Most of the suggested items for purchase are relatively inexpensive, but whatever you do, DO NOT USE CREDIT CARDS TO PURCHASE ANYTHING.  Live within your means. 

1.   Get pictures of all your valuables and save them to a flash drive, along with an inventory of all major appliances like televisions, game systems, etc.   You should have a manifest of serial numbers with the inventory.  Put the flash drive in a safe place like a fireproof lock box and position a second drive with the same information with a trusted family member.  Scanned copies of birth and marriage certificates, insurance information, and a file with all your financial web site information should also go there.  Use a free encryption program like TrueCrypt to make the information secure.

2.  Start copy canning food.   If you normally use two boxes of pasta a week, buy three; if you use one case of bottled water a week, buy two.  You can increase your food storage for minimal expense over time.   Try it this week when you go to the store.
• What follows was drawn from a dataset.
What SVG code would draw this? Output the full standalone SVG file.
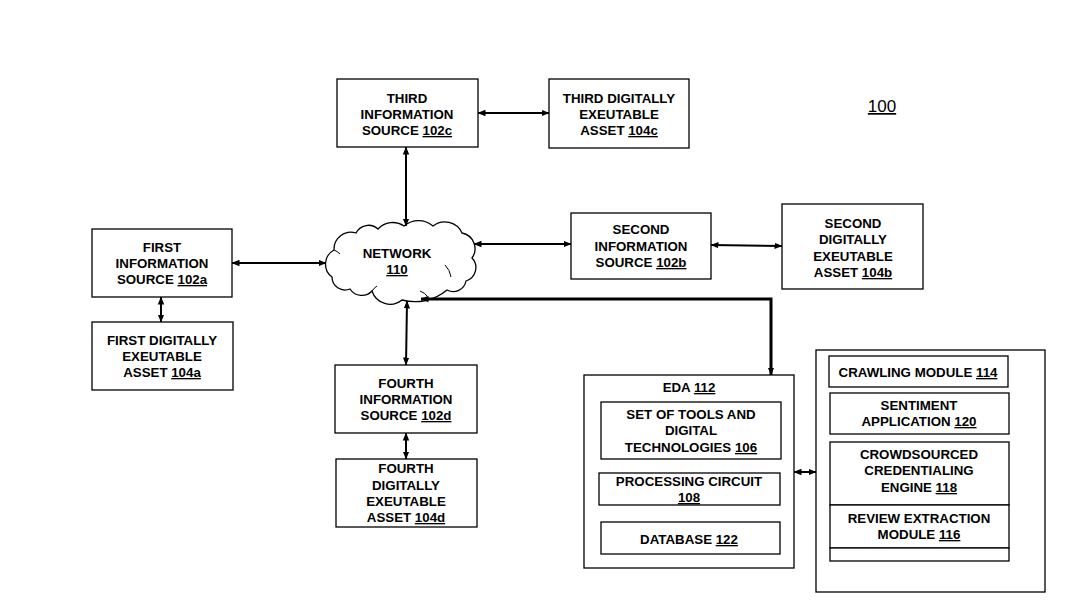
<svg xmlns="http://www.w3.org/2000/svg" width="1069" height="600" viewBox="0 0 1069 600">
<style>
.box{fill:#fff;stroke:#000;stroke-width:1.3}
.t{font-family:"Liberation Sans",Arial,sans-serif;font-weight:bold;font-size:13.3px;text-anchor:middle;fill:#000}
.u{text-decoration:underline}
.c{fill:none;stroke:#000;stroke-width:2}
.c3{fill:none;stroke:#000;stroke-width:3}
.in{fill:none;stroke:#000;stroke-width:1}
</style>
<defs>
<marker id="ah" viewBox="0 0 8 8" refX="7.5" refY="4" markerWidth="8" markerHeight="8" markerUnits="userSpaceOnUse" orient="auto-start-reverse">
<path d="M0,0.8 L8,4 L0,7.2 Z" fill="#000"/>
</marker>
</defs>
<rect width="1069" height="600" fill="#fff"/>
<text x="882" y="112" font-family="Liberation Sans,Arial,sans-serif" font-size="17" text-anchor="middle" class="u">100</text>

<g id="network">
<path class="box" stroke-width="1" d="M332,277 A16,16 0 0 1 334,250 A17,17 0 0 1 356,233 A14,14 0 0 1 378,229 A20,20 0 0 1 404,226 A22,22 0 0 1 433,226 A19,19 0 0 1 462,233 A16,16 0 0 1 472,258 A14,14 0 0 1 466,281 A13,13 0 0 1 447,290 A50,50 0 0 1 402,300 A19,19 0 0 1 372,291 A14,14 0 0 1 350,289 A13,13 0 0 1 332,277 Z"/>
<path class="in" d="M334,250 Q337,251 340,254"/>
<path class="in" d="M445,265 Q450,270 451,277"/>
<path class="in" d="M420,291 Q425,293 427,296"/>
<path class="in" d="M372,291 Q374,288 377,286"/>
<text class="t" x="397" y="258">NETWORK</text>
<text class="t u" x="397" y="274">110</text>
</g>

<g id="connectors">
<line class="c" x1="478" y1="113" x2="549" y2="113" marker-start="url(#ah)" marker-end="url(#ah)"/>
<line class="c" x1="406" y1="147" x2="406" y2="226" marker-start="url(#ah)" marker-end="url(#ah)"/>
<line class="c" x1="232" y1="263" x2="326" y2="263" marker-start="url(#ah)" marker-end="url(#ah)"/>
<line class="c" x1="474" y1="244" x2="571" y2="244" marker-start="url(#ah)" marker-end="url(#ah)"/>
<line class="c" x1="711" y1="245" x2="782" y2="246" marker-start="url(#ah)" marker-end="url(#ah)"/>
<line class="c" x1="161" y1="297" x2="161" y2="322" marker-start="url(#ah)" marker-end="url(#ah)"/>
<line class="c" x1="407" y1="301" x2="406" y2="365" marker-start="url(#ah)" marker-end="url(#ah)"/>
<line class="c" x1="406" y1="433" x2="406" y2="459" marker-start="url(#ah)" marker-end="url(#ah)"/>
<polyline class="c3" points="421,299 771,299 771,375" marker-start="url(#ah)" marker-end="url(#ah)"/>
<line class="c" x1="794" y1="472" x2="816" y2="472" marker-start="url(#ah)" marker-end="url(#ah)"/>
</g>

<g id="src102c">
<rect class="box" x="337" y="79" width="141" height="68"/>
<text class="t" x="407" y="103">THIRD</text>
<text class="t" x="407" y="119">INFORMATION</text>
<text class="t" x="407" y="135">SOURCE <tspan class="u">102c</tspan></text>
</g>

<g id="asset104c">
<rect class="box" x="549" y="79" width="140" height="69"/>
<text class="t" x="619" y="103">THIRD DIGITALLY</text>
<text class="t" x="619" y="119">EXEUTABLE</text>
<text class="t" x="619" y="135">ASSET <tspan class="u">104c</tspan></text>
</g>

<g id="src102a">
<rect class="box" x="92" y="229" width="140" height="68"/>
<text class="t" x="162" y="252">FIRST</text>
<text class="t" x="162" y="268">INFORMATION</text>
<text class="t" x="162" y="284">SOURCE <tspan class="u">102a</tspan></text>
</g>

<g id="asset104a">
<rect class="box" x="92" y="322" width="141" height="68"/>
<text class="t" x="162" y="345">FIRST DIGITALLY</text>
<text class="t" x="162" y="361">EXEUTABLE</text>
<text class="t" x="162" y="377">ASSET <tspan class="u">104a</tspan></text>
</g>

<g id="src102b">
<rect class="box" x="571" y="213" width="140" height="66"/>
<text class="t" x="641" y="234">SECOND</text>
<text class="t" x="641" y="250.5">INFORMATION</text>
<text class="t" x="641" y="267">SOURCE <tspan class="u">102b</tspan></text>
</g>

<g id="asset104b">
<rect class="box" x="782" y="204" width="141" height="85"/>
<text class="t" x="853" y="228">SECOND</text>
<text class="t" x="853" y="244">DIGITALLY</text>
<text class="t" x="853" y="261">EXEUTABLE</text>
<text class="t" x="853" y="277">ASSET <tspan class="u">104b</tspan></text>
</g>

<g id="src102d">
<rect class="box" x="335" y="365" width="142" height="68"/>
<text class="t" x="406" y="388">FOURTH</text>
<text class="t" x="406" y="404">INFORMATION</text>
<text class="t" x="406" y="420">SOURCE <tspan class="u">102d</tspan></text>
</g>

<g id="asset104d">
<rect class="box" x="336" y="459" width="141" height="68"/>
<text class="t" x="406" y="473">FOURTH</text>
<text class="t" x="406" y="489.5">DIGITALLY</text>
<text class="t" x="406" y="506">EXEUTABLE</text>
<text class="t" x="406" y="522">ASSET <tspan class="u">104d</tspan></text>
</g>

<g id="eda112">
<rect class="box" x="584" y="375" width="210" height="193"/>
<text class="t" x="689" y="392">EDA <tspan class="u">112</tspan></text>
</g>

<g id="tools106">
<rect class="box" x="601" y="402" width="180" height="57"/>
<text class="t" x="691" y="419">SET OF TOOLS AND</text>
<text class="t" x="691" y="435">DIGITAL</text>
<text class="t" x="691" y="452">TECHNOLOGIES <tspan class="u">106</tspan></text>
</g>

<g id="proc108">
<rect class="box" x="599" y="473" width="181" height="32"/>
<text class="t" x="689" y="486">PROCESSING CIRCUIT</text>
<text class="t u" x="689" y="502">108</text>
</g>

<g id="db122">
<rect class="box" x="601" y="522" width="179" height="32"/>
<text class="t" x="689" y="544">DATABASE <tspan class="u">122</tspan></text>
</g>

<g id="modules">
<rect class="box" x="816" y="350" width="229" height="242"/>
</g>

<g id="crawl114">
<rect class="box" x="829" y="356" width="179" height="31"/>
<text class="t" x="918" y="377">CRAWLING MODULE <tspan class="u">114</tspan></text>
</g>

<g id="sent120">
<rect class="box" x="830" y="393" width="179" height="41"/>
<text class="t" x="919" y="410">SENTIMENT</text>
<text class="t" x="919" y="426">APPLICATION <tspan class="u">120</tspan></text>
</g>

<g id="crowd118">
<rect class="box" x="830" y="442" width="179" height="63"/>
<text class="t" x="919" y="459">CROWDSOURCED</text>
<text class="t" x="919" y="475">CREDENTIALING</text>
<text class="t" x="919" y="492">ENGINE <tspan class="u">118</tspan></text>
</g>

<g id="review116">
<rect class="box" x="830" y="505" width="179" height="43"/>
<text class="t" x="919" y="523">REVIEW EXTRACTION</text>
<text class="t" x="919" y="539">MODULE <tspan class="u">116</tspan></text>
</g>

<g id="blank">
<rect class="box" x="830" y="548" width="179" height="13"/>
</g>
</svg>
This will give you some reserves in case an unexpected expense arises or supply deliveries are disrupted.

3.  Buy a dependable flashlight for everyone in the house.   Inexpensive alternatives include the Nebo CSI Edge or the Mini-Mag Lite LED.  Ensure that you have adequate batteries for three days of use.  LED lights drain batteries more slowly.

4.  Resolve to never let your car's gas tank fall below half before re-filling it.  Not only does this minimize your pain at the pump when you fill up (gas prices are higher than they have ever been), but it ensures that if you have to leave your home or area quickly you can at least get 200 miles or so before filling up.  If the power is out or communications lines are down, gas stations won't be able to run their pumps and debit card machines will not be online.

While you are at it, if you can store gasoline safely, buy a five gallon gas can, a small bottle of Stabil, and fill the can with gas and fuel stabilizer.  Cost:  $15 for the can, $5 for the Stabil, plus the cost of gas.   This gives you an extra bump of gasoline.  Rotate the can at least once a month by pouring it into your car's tank and refilling it.  That keeps gas fresh and viable.

Gas should never be stored inside a home, apartment, or attached garage.  A detached outbuilding with good ventilation is preferable.

Why am I fixating on gasoline?   Gasoline was an issue during our own emergency last summer.  We'll get to that in a later post, but for now, take a look at this photo essay of a highway evacuation after a hurricane.   These folks weren't prepared and ran out of gas in traffic.  Many thanks to the photographer for posting this.

5.  Begin withdrawing $20 from the bank every payday and storing it in a safe place.   My recommendation would be to have a minimum of $200 on hand just in case.  That amount will get you and your family a room at a cheap hotel for a couple of days and food for about the same amount of time.   The cash can go in the locked fire box with your flash drive.
If you can do these six things, you are more prepared than half of the people in your neighborhood.